Leave out the pictures, and return only the lines running from the one that contains "Write a Python" to the one that contains "full_calculation = [665, 750, 1337, 3110]", both included, exactly as they appear.

## BEGIN Listing

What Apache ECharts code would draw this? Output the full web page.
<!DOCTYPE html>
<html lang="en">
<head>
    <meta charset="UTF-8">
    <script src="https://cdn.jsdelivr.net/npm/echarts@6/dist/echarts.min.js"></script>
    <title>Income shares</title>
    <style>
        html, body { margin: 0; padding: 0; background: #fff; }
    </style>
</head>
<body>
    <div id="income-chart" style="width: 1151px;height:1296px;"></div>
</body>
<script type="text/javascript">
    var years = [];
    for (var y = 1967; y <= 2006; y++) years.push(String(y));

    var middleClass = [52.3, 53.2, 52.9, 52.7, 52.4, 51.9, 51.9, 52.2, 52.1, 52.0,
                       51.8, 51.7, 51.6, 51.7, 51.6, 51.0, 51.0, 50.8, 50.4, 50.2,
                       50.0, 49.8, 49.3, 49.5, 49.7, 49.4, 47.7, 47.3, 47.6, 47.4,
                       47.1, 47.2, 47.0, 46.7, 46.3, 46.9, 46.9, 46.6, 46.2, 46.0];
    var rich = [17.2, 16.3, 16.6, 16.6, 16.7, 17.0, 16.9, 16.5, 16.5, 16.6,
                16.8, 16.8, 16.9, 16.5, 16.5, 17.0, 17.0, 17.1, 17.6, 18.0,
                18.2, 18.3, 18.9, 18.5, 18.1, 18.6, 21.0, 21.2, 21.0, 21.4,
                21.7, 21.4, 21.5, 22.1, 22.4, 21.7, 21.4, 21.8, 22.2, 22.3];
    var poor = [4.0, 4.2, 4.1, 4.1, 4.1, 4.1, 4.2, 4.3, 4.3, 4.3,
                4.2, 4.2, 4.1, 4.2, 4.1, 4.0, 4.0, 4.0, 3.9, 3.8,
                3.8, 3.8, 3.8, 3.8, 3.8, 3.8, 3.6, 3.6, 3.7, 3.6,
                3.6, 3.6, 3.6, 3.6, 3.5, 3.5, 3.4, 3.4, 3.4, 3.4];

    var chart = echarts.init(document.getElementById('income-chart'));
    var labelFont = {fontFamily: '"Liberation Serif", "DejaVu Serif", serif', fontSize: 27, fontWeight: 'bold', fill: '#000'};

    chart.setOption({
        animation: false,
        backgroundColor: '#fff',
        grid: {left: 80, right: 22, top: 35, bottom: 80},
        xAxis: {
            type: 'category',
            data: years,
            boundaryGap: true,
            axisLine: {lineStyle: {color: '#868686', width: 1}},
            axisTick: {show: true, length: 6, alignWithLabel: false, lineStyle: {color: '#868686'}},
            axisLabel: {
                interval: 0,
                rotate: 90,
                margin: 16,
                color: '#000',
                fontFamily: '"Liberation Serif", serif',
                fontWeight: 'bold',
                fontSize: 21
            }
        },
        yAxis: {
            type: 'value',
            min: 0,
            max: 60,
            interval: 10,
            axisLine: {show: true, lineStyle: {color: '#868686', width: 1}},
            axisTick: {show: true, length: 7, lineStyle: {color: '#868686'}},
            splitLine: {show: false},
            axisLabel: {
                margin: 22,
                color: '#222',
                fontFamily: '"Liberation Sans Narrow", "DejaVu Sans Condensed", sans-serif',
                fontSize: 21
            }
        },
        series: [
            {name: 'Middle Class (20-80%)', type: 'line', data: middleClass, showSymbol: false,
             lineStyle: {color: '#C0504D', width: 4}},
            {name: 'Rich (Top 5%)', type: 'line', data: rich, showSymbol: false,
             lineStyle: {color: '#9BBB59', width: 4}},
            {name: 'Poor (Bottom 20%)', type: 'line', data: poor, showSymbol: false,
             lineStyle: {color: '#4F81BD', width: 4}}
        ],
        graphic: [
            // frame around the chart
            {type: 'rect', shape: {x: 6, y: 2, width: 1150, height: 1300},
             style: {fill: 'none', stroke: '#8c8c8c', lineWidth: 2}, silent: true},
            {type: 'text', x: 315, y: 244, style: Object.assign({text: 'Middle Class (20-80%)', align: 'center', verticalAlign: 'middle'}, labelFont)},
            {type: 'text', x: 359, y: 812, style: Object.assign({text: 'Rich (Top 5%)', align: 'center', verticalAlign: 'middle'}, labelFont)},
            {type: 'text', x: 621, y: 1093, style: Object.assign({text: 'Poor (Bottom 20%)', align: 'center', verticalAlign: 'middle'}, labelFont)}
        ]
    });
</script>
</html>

## END Listing
## BEGIN Listing

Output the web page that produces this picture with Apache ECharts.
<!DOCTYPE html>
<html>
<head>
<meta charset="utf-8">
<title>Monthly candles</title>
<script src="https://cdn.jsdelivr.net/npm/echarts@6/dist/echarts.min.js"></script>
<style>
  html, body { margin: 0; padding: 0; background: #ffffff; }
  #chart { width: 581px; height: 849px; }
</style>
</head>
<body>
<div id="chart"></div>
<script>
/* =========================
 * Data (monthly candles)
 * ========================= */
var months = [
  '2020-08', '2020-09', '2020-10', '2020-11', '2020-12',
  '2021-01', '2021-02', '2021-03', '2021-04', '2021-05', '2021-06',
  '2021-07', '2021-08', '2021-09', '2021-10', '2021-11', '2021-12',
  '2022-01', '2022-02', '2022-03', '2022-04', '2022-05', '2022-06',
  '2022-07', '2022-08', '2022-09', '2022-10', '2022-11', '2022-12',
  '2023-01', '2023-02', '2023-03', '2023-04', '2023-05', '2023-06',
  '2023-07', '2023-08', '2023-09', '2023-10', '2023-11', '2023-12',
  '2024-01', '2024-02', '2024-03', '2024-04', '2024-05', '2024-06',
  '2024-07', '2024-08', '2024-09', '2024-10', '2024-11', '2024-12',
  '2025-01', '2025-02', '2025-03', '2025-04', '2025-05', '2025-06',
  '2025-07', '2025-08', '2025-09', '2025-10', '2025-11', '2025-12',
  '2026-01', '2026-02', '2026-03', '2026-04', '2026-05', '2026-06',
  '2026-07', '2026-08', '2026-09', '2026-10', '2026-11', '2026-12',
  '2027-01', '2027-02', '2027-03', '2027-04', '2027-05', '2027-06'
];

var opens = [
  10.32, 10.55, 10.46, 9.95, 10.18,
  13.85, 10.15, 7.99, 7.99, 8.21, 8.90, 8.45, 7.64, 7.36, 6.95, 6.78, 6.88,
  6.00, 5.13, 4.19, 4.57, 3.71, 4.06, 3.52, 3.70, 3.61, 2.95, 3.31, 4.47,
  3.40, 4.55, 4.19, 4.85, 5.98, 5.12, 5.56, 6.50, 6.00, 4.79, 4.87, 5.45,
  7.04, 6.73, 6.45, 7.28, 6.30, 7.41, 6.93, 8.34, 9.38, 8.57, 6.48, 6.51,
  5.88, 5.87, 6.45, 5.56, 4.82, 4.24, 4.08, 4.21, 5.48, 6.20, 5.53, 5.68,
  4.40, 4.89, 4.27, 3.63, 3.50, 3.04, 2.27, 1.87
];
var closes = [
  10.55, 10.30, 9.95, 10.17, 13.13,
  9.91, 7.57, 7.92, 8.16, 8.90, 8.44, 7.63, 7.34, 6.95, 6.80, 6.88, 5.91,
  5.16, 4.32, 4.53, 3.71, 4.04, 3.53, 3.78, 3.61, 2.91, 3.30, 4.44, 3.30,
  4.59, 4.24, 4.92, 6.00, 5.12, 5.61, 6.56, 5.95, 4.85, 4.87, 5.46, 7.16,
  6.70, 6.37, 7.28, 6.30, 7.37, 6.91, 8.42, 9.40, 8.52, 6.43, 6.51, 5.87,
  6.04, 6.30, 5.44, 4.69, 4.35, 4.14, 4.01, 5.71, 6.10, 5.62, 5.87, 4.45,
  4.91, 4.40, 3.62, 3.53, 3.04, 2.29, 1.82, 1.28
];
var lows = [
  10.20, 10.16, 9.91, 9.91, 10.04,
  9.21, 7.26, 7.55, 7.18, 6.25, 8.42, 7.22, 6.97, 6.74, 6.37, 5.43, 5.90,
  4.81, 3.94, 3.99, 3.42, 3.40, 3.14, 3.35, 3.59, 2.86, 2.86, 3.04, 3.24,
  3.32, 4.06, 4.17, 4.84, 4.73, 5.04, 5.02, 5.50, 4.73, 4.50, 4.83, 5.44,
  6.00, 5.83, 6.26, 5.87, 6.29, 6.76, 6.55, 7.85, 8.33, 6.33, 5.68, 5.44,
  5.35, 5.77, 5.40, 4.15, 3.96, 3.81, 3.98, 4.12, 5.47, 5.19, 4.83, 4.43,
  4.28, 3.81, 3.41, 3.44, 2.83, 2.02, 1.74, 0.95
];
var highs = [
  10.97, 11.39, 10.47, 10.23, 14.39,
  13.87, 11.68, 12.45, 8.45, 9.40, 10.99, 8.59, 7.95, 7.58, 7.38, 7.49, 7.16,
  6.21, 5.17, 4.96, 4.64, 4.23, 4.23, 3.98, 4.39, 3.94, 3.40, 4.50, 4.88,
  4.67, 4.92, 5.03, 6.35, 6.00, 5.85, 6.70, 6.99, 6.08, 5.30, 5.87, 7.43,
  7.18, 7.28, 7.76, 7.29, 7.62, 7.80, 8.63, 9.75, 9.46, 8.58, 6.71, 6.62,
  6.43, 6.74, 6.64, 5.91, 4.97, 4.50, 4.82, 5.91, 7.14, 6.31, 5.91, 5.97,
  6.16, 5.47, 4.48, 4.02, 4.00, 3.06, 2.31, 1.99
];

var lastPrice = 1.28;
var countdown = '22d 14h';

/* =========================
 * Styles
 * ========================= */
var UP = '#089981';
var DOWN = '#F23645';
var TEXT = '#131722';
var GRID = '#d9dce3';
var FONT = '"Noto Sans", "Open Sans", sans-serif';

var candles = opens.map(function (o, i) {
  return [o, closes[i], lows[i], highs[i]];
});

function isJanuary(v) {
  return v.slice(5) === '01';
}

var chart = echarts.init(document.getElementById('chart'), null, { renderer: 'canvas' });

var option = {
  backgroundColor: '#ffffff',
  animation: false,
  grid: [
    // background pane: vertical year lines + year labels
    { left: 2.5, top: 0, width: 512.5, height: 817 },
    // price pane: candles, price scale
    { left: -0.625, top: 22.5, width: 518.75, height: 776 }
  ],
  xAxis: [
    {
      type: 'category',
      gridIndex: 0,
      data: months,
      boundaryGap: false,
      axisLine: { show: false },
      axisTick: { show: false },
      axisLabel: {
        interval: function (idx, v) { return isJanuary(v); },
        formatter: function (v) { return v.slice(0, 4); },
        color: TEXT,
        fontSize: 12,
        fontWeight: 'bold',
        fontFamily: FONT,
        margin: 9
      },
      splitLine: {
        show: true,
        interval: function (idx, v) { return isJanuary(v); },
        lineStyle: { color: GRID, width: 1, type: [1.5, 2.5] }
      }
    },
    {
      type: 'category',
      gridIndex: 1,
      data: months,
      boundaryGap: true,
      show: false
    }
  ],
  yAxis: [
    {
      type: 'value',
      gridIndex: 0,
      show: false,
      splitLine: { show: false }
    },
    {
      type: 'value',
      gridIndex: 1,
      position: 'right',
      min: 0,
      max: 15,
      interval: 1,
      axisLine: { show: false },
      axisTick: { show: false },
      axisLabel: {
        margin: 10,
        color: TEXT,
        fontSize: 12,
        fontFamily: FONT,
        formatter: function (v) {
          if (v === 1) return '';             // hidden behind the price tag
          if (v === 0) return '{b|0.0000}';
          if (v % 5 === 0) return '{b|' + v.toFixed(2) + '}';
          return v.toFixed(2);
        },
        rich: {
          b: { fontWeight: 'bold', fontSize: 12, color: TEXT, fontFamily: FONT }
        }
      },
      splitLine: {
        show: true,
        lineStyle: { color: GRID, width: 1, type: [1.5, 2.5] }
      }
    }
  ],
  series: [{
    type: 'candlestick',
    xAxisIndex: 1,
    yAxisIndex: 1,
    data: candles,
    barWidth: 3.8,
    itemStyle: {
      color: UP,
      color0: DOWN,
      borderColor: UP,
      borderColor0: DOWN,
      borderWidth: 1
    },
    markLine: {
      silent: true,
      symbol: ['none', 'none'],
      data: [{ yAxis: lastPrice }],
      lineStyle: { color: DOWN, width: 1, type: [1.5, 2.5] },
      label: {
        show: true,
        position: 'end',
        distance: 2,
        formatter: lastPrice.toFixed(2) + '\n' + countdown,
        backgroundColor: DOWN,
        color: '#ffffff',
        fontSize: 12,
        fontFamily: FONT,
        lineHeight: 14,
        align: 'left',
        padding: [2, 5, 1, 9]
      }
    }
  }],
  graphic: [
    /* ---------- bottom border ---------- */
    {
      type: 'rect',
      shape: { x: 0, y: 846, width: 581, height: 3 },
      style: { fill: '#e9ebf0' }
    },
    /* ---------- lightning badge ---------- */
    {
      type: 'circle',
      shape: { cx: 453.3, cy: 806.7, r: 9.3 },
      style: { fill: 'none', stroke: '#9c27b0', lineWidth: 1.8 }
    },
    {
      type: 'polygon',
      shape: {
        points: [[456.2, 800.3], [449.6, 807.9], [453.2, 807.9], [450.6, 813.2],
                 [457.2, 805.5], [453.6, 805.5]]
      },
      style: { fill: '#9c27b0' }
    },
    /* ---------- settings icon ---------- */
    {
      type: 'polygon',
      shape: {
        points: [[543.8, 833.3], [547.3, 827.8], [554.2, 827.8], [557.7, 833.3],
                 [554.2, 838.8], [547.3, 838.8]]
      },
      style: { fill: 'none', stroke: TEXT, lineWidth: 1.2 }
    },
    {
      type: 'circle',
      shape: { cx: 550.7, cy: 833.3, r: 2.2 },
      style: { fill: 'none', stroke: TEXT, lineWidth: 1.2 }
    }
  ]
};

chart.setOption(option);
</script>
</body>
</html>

## END Listing
## BEGIN Listing

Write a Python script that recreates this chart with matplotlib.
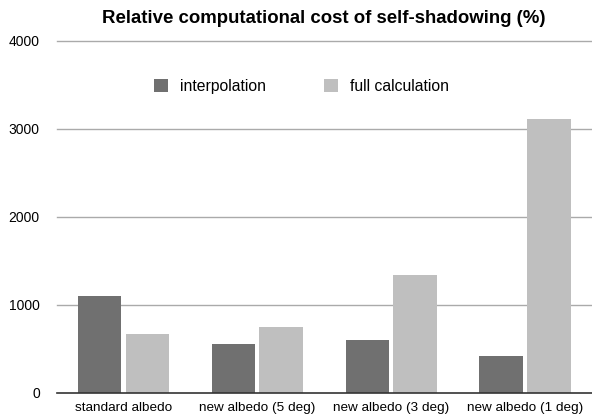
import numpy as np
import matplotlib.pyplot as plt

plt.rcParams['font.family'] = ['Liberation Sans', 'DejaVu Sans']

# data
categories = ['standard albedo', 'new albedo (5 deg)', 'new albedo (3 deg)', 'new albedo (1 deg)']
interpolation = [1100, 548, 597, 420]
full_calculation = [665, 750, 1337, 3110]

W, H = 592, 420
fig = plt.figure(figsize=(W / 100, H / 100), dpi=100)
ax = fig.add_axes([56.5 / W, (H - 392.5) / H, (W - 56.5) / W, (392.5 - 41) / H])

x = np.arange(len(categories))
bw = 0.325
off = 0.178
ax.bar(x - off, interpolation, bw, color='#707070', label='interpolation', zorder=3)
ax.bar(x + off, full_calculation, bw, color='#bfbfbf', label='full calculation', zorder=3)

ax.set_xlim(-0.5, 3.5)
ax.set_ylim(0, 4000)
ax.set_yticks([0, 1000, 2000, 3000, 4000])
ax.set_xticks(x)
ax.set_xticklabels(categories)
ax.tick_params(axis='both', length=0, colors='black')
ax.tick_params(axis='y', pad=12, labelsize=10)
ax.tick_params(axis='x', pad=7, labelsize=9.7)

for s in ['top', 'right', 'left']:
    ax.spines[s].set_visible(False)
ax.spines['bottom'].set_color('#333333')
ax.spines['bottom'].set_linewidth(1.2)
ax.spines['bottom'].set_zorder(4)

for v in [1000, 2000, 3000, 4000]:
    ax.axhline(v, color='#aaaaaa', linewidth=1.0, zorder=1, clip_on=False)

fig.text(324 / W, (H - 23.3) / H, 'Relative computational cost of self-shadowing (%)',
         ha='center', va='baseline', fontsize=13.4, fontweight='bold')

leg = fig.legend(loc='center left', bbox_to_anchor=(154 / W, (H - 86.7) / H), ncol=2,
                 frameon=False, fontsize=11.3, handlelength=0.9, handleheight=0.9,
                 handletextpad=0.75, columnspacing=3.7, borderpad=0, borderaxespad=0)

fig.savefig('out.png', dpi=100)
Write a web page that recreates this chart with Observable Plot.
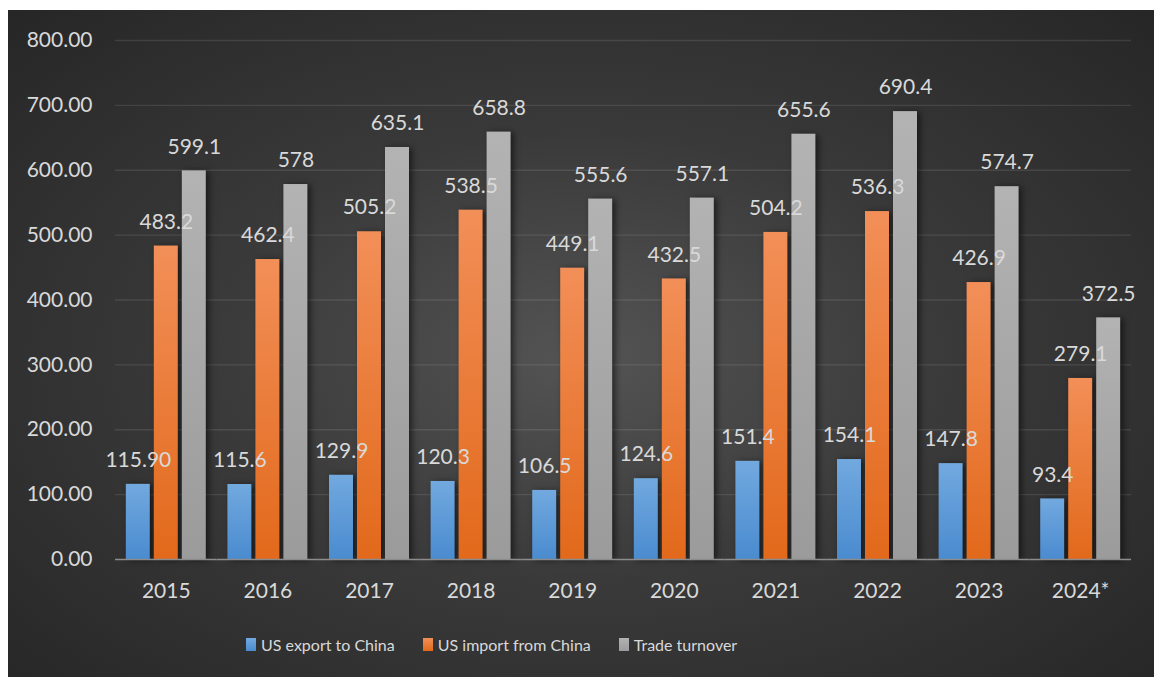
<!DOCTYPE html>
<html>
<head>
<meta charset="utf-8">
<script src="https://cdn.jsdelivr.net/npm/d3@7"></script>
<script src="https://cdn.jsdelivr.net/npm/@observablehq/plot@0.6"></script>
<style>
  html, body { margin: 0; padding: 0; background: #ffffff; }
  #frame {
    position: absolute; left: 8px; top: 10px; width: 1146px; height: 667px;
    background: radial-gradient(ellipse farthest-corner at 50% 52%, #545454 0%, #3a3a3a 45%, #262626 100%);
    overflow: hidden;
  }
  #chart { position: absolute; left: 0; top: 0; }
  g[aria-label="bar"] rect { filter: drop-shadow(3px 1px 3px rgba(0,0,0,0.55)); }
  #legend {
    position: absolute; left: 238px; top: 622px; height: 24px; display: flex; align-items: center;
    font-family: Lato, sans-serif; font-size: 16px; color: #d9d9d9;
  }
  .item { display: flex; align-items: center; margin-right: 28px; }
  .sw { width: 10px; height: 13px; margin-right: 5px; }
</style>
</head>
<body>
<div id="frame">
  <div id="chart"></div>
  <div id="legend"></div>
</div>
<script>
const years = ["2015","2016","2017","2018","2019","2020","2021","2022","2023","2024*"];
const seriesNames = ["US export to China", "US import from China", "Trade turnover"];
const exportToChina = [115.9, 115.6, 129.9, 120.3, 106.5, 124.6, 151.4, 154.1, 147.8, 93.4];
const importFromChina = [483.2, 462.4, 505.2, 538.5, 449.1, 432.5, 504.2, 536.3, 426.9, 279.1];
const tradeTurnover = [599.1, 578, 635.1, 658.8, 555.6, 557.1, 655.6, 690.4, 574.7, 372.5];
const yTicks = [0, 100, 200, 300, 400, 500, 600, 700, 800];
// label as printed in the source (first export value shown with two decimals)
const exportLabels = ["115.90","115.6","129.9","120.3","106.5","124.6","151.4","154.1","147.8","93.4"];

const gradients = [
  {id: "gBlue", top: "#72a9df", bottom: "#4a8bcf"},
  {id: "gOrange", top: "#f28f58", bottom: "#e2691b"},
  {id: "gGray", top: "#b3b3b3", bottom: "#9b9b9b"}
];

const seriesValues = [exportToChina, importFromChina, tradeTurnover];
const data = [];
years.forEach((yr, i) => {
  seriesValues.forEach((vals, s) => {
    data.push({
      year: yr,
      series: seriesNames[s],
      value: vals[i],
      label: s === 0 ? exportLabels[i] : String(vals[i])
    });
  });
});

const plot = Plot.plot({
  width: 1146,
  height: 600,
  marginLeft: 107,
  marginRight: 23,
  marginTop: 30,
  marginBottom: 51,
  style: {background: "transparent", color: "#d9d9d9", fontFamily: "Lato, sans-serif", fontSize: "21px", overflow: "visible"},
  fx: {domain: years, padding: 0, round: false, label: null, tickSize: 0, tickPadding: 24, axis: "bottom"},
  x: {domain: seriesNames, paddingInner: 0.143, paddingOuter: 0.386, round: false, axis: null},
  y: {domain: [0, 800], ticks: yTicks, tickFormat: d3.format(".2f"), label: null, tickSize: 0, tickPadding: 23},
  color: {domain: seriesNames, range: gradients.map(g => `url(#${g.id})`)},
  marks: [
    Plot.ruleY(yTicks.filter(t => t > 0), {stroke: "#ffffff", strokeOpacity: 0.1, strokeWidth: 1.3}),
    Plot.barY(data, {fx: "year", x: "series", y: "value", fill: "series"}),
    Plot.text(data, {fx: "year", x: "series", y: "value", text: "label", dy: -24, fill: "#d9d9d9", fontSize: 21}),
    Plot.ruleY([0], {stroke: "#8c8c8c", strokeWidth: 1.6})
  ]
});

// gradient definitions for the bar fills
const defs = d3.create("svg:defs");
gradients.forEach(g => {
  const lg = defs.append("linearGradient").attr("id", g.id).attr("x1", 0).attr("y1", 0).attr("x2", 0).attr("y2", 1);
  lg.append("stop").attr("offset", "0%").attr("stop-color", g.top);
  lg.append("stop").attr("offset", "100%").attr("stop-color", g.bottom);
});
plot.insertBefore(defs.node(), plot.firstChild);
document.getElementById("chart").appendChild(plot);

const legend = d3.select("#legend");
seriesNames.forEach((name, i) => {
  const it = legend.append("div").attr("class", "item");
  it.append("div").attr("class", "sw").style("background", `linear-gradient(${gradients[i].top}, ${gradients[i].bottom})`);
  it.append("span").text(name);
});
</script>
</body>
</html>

## END Listing

■ **Output of the task**:
Write a Python script that recreates this chart with matplotlib.
import numpy as np
import matplotlib.pyplot as plt

plt.rcParams['font.family'] = ['Liberation Sans', 'DejaVu Sans']

# data
categories = ['standard albedo', 'new albedo (5 deg)', 'new albedo (3 deg)', 'new albedo (1 deg)']
interpolation = [1100, 548, 597, 420]
full_calculation = [665, 750, 1337, 3110]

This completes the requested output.